Both Ichabod and Brom Bones, along with other member of the village, dine with the Van Tassels one night, and after the meal someone tells the tale of the Headless Horseman, a Hessian soldier who, legend has it, was decapitated in battle, and rides through the village at night looking for his lost head.
As laughable a tale as it may have been when the cider was flowing and the place was well lit and full of people, it begins to make Ichabod nervous on his way home later. He begins to hear the hooves of another horse behind his, getting closer and closer until he can feel the horse's breat on the back of his neck. When he turns around he is terrified to find that the rider of the approaching horse is, in fact, missing his head. Driving his poor steed as fast as it can go, Ichabod tries to outrun the ghost, but it gains until he can feel the "ghost" horse's breath on the back of his neck. Looking around again, he realizes that the horseman is holding his own head high above him and preparing to throw it at Ichabod.
Ichabod Crane is never seen after that night- at least, not in the village of Sleepy Hollow.

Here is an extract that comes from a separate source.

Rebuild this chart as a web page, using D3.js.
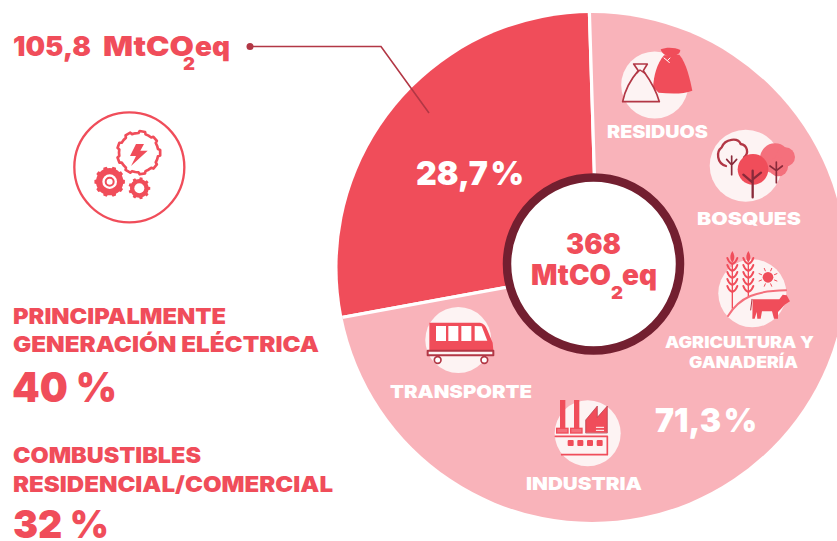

The only clue as to his disapearance is a smashed pumpkin on the road between his house and Van Tassel's.
The beauty of this story lies in the ghost story-like quality of the ending. Irving gets a good deal of fun out of putting the reader in the villagers' position. We, and they, don't know exactly WHAT happened to Crane the night he met the headless horseman, although the end of the story does mention that someone matching his description turned up as a successful lawyer in the city not far from Sleepy Hollow. In the light of day it is easy to believe that Brom Bones was playing a prank on the little teacher, and, emberrassed by his gullibility and fear, Crane chooses to leave town.
But on the road alone at night, there is room for doubt.